Once again, I state that there is no new physics here at all. There is nothing here but a rather strange perspective which I doubt anyone has ever taken and I would like to discuss the consequences with someone competent in Modern Physics.
If, in the over four thousand members, there is no one out there with sufficient training to follow that rather streight forward thought experiment, I will not bother anyone at this forum again as it is clearly a waste of time. If this post is removed from the "General Physics" forum, I will take it as a sign that the people in charge are not interested in physics."
****When I followed your post to here it seemed O.K. with no obvious errors on the face of it; just pure logical deduction with in a way no new physics just a way of looking at it. But I made a mess of trying to recover my understanding and notes into this reply in limited time so what I wrote here may be only partly clear.
When you proposed a geometry with x,y,z and tau with a metric that yields t as the path length it was not that surprising to me as by then your argument already showed that "tau" is a way of looking at the time-axis so the two were interchangeable as it was a case of juggling pre-set mutual definitions and "the space-time graph"?

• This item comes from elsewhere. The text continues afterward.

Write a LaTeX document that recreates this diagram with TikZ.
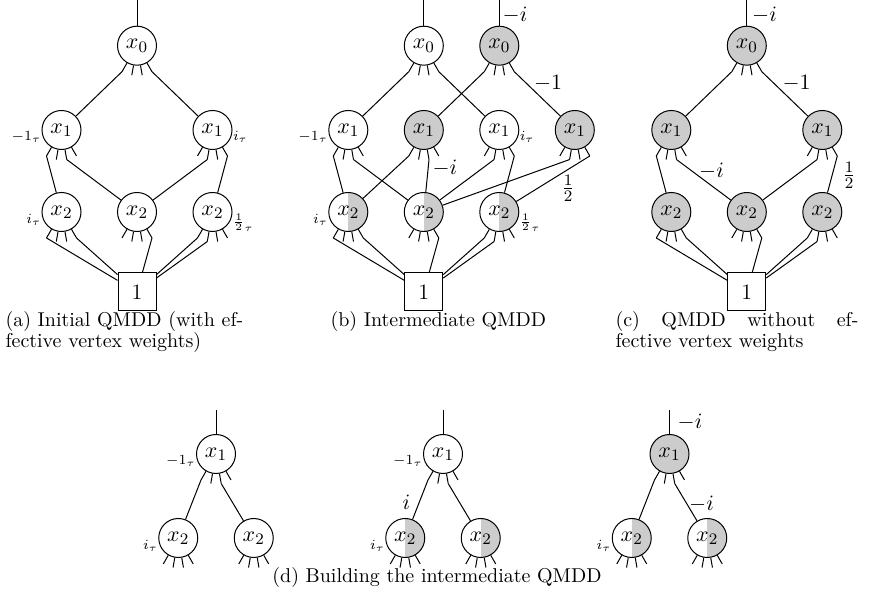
\documentclass[tikz,border=0pt]{standalone}
\usepackage{amsmath}
\usetikzlibrary{calc}
\definecolor{vshade}{gray}{0.8}
\tikzset{
  vtx/.style={circle,draw,fill=white,minimum size=19.5pt,inner sep=0pt,
    font=\fontsize{11}{13}\selectfont},
  full/.style={vtx,fill=vshade},
  half/.style={vtx,path picture={\fill[vshade] (path picture bounding box.north)
    rectangle (path picture bounding box.south east);}},
  term/.style={rectangle,draw,fill=white,minimum size=19pt,inner sep=0pt,
    font=\fontsize{11}{13}\selectfont},
  wl/.style={font=\scriptsize,inner sep=0pt},
  ew/.style={font=\fontsize{11}{13}\selectfont,inner sep=0pt},
  captext/.style={font=\fontsize{10}{12}\selectfont,inner sep=0pt,anchor=base west},
}
% four outgoing edge stubs below a vertex; their ends are named <node>-0 .. <node>-3
\newcommand\vstubs[1]{%
  \foreach \k/\a in {0/240,1/260,2/280,3/300}{%
    \draw (#1.\a) -- ($(#1)!1.5!(#1.\a)$) coordinate (#1-\k);}}
\begin{document}
\begin{tikzpicture}[x=0.5pt,y=-0.5pt,line width=0.5pt]
\useasboundingbox (0,0) rectangle (873,603);

% ---------- (a) initial QMDD ----------
\node[vtx] (a0) at (137,45.7) {$x_0$};
\node[vtx] (a1l) at (61.5,130) {$x_1$};
\node[vtx] (a1r) at (212.5,130) {$x_1$};
\node[vtx] (a2l) at (61.5,212) {$x_2$};
\node[vtx] (a2m) at (137,212) {$x_2$};
\node[vtx] (a2r) at (212.5,212) {$x_2$};
\node[term] (aT) at (137,292) {1};
\coordinate (atop) at (137,0);
\draw (atop) -- (a0);
\foreach \n in {a0,a1l,a1r,a2l,a2m,a2r}{\vstubs{\n}}
\draw (a0-0) -- (a1l); \draw (a0-3) -- (a1r);
\draw (a1l-0) -- (a2l); \draw (a1l-2) -- (a2m);
\draw (a1r-1) -- (a2m); \draw (a1r-3) -- (a2r);
\draw (a2l-0) -- (aT); \draw (a2l-3) -- (aT);
\draw (a2m-3) -- (aT);
\draw (a2r-0) -- (aT); \draw (a2r-1) -- (aT);
\node[wl,anchor=east] at ($(a1l.west)+(0,7)$) {$-1_\tau$};
\node[wl,anchor=west] at ($(a1r.east)+(0,7)$) {$i_\tau$};
\node[wl,anchor=east] at ($(a2l.west)+(0,7.5)$) {$i_\tau$};
\node[wl,anchor=west] at ($(a2r.east)+(0,11)$) {${\frac{1}{2}}_\tau$};

% ---------- (b) intermediate QMDD ----------
\node[vtx] (b0w) at (423.8,45.7) {$x_0$};
\node[full] (b0g) at (499.3,45.7) {$x_0$};
\node[vtx] (b1a) at (348.3,130) {$x_1$};
\node[full] (b1b) at (423.8,130) {$x_1$};
\node[vtx] (b1c) at (499.3,130) {$x_1$};
\node[full] (b1d) at (574.8,130) {$x_1$};
\node[half] (b2p) at (348.3,212) {$x_2$};
\node[half] (b2q) at (423.8,212) {$x_2$};
\node[half] (b2r) at (499.3,212) {$x_2$};
\node[term] (bT) at (423.8,292) {1};
\coordinate (btopw) at (423.8,0);
\coordinate (btopg) at (499.3,0);
\draw (btopw) -- (b0w); \draw (btopg) -- (b0g);
\foreach \n in {b0w,b0g,b1a,b1b,b1c,b1d,b2p,b2q,b2r}{\vstubs{\n}}
\draw (b0w-0) -- (b1a); \draw (b0w-3) -- (b1c);
\draw (b0g-0) -- (b1b); \draw (b0g-3) -- (b1d);
\draw (b1a-0) -- (b2p); \draw (b1a-2) -- (b2q);
\draw (b1b-0) -- (b2p); \draw (b1b-2) -- (b2q);
\draw (b1c-1) -- (b2q); \draw (b1c-3) -- (b2r);
\draw (b1d-1) -- (b2q); \draw (b1d-3) -- (b2r);
\draw (b2p-0) -- (bT); \draw (b2p-3) -- (bT);
\draw (b2q-3) -- (bT);
\draw (b2r-0) -- (bT); \draw (b2r-1) -- (bT);
\node[ew] at (515,15) {$-i$};
\node[ew] at (548,83) {$-1$};
\node[ew] at (445,168) {$-i$};
\node[ew] at (568,188) {$\frac{1}{2}$};
\node[wl,anchor=east] at ($(b1a.west)+(0,7)$) {$-1_\tau$};
\node[wl,anchor=west] at ($(b1c.east)+(0,7)$) {$i_\tau$};
\node[wl,anchor=east] at ($(b2p.west)+(0,7.5)$) {$i_\tau$};
\node[wl,anchor=west] at ($(b2r.east)+(0,11)$) {${\frac{1}{2}}_\tau$};

% ---------- (c) QMDD without effective vertex weights ----------
\node[full] (c0) at (746.8,45.7) {$x_0$};
\node[full] (c1l) at (671.3,130) {$x_1$};
\node[full] (c1r) at (822.3,130) {$x_1$};
\node[full] (c2l) at (671.3,212) {$x_2$};
\node[full] (c2m) at (746.8,212) {$x_2$};
\node[full] (c2r) at (822.3,212) {$x_2$};
\node[term] (cT) at (746.8,292) {1};
\coordinate (ctop) at (746.8,0);
\draw (ctop) -- (c0);
\foreach \n in {c0,c1l,c1r,c2l,c2m,c2r}{\vstubs{\n}}
\draw (c0-0) -- (c1l); \draw (c0-3) -- (c1r);
\draw (c1l-0) -- (c2l); \draw (c1l-2) -- (c2m);
\draw (c1r-1) -- (c2m); \draw (c1r-3) -- (c2r);
\draw (c2l-0) -- (cT); \draw (c2l-3) -- (cT);
\draw (c2m-3) -- (cT);
\draw (c2r-0) -- (cT); \draw (c2r-1) -- (cT);
\node[ew] at (764.5,15) {$-i$};
\node[ew] at (796.5,83.5) {$-1$};
\node[ew] at (711.5,171) {$-i$};
\node[ew] at (849,175.5) {$\frac{1}{2}$};

% ---------- (d) building the intermediate QMDD ----------
% first step
\node[vtx] (dx) at (216,454) {$x_1$};
\node[vtx] (dl) at (178.25,538) {$x_2$};
\node[vtx] (dr) at (253.75,538) {$x_2$};
\coordinate (dtop) at (216,410);
\draw (dtop) -- (dx);
\foreach \n in {dx,dl,dr}{\vstubs{\n}}
\draw (dx-0) -- (dl); \draw (dx-2) -- (dr);
\node[wl,anchor=east] at ($(dx.west)+(0,7)$) {$-1_\tau$};
\node[wl,anchor=east] at ($(dl.west)+(0,7.5)$) {$i_\tau$};
% second step
\node[vtx] (ex) at (443,454) {$x_1$};
\node[half] (el) at (405.25,538) {$x_2$};
\node[half] (er) at (480.75,538) {$x_2$};
\coordinate (etop) at (443,410);
\draw (etop) -- (ex);
\foreach \n in {ex,el,er}{\vstubs{\n}}
\draw (ex-0) -- (el); \draw (ex-2) -- (er);
\node[ew] at (406.5,502.5) {$i$};
\node[wl,anchor=east] at ($(ex.west)+(0,7)$) {$-1_\tau$};
\node[wl,anchor=east] at ($(el.west)+(0,7.5)$) {$i_\tau$};
% third step
\node[full] (fx) at (669.5,454) {$x_1$};
\node[half] (fl) at (631.75,538) {$x_2$};
\node[half] (fr) at (707.25,538) {$x_2$};
\coordinate (ftop) at (669.5,410);
\draw (ftop) -- (fx);
\foreach \n in {fx,fl,fr}{\vstubs{\n}}
\draw (fx-0) -- (fl); \draw (fx-2) -- (fr);
\node[ew] at (690,422) {$-i$};
\node[ew] at (701.5,504) {$-i$};
\node[wl,anchor=east] at ($(fl.west)+(0,7.5)$) {$i_\tau$};

% ---------- captions ----------
\node[captext] at (5,327) {(a) Initial QMDD (with ef-};
\node[captext] at (5,348) {fective vertex weights)};
\node[captext] at (330,327) {(b) Intermediate QMDD};
\node[captext] at (615,327) {\makebox[121.5pt][s]{(c) QMDD without ef-}};
\node[captext] at (615,348) {fective vertex weights};
\node[font=\fontsize{10}{12}\selectfont,inner sep=0pt,anchor=base] at (437,583)
  {(d) Building the intermediate QMDD};
\end{tikzpicture}
\end{document}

This graph I had in Euclidean geometry was a way of making up a picture of inter-dependent changing definitions that looked a particular way in that perspective?
My vertical axis -time; horizontal axis -space; graph with tau as change in local definition of item relative the other items from a fixed definition-lock (?): now becomes a graph with vertical tau axis and horizontal space axis with time as change in definition of item relative the other items from a fixed definition-lock.
A "time" line segment on the tau-space graph will be longer or shorter if the object accelerates or decelerates instead of "acceleration less time/ deceleration: more time" on a time-space graph.
"p" rules only depend on each other so no external clock (like QED, some cancel). Going where the time is least might be "going where the error "time" is least? As REAL TIME is with the law of non-contradiction! "He shall come in glory at the end of time and His Kingdom shall have no end" comes to mind.
In the space-time graph acceleration involved moving in less time; in the space-tau graph acceleration involves rapid change in "pre-set all-objects-fixed-initial-definition-referent movement of particular object" definition of object so less tau (less pre-set content in its definition, more local content?) ??? So a changing perspective on the other objects?
In space-time graph: Less tau: less different perspective on time axis; more tau as more different perspective on time axis?
If something accelerates relative something else it overtakes it; to a third object (say the background) that locks the two passing items together: the background could go with the overtaking object (making the other appear to pull back) or it could go with the passed object (making the other appear to pull away).
A sum (integral) over a path will specify the rest of the items as a holographic view of the other items?
"p" as a "blackbody that emits or absorbs defining characteristics"?
General relativity: involves curved trajectories and changing speeds. How see these when the parameter "p" looks like these? Requires a discontinuity in the path definition: a jump or gap during which there can be a sudden change in alternative way of looking at the object?
Peter Lynds notes that relative motion means position cannot be precisely determined. Actually by definition "relative" locks two items together in mutual definition of motion? The background could be going partly with either object, or locked on to either object?
"Do clocks measure time?" looks similar question: graph-time is like "third-party-time" or "background-time"; if a clock requires movement to operate then this movement may be partly coloured by background movement?
Seems possible to see why Lee Smolin came up with quantum geometry as can see that geometry could change with each event but fixing a geometry would require discontinuities?
I know this is very messy post.
Not so sure if I agree as much as before.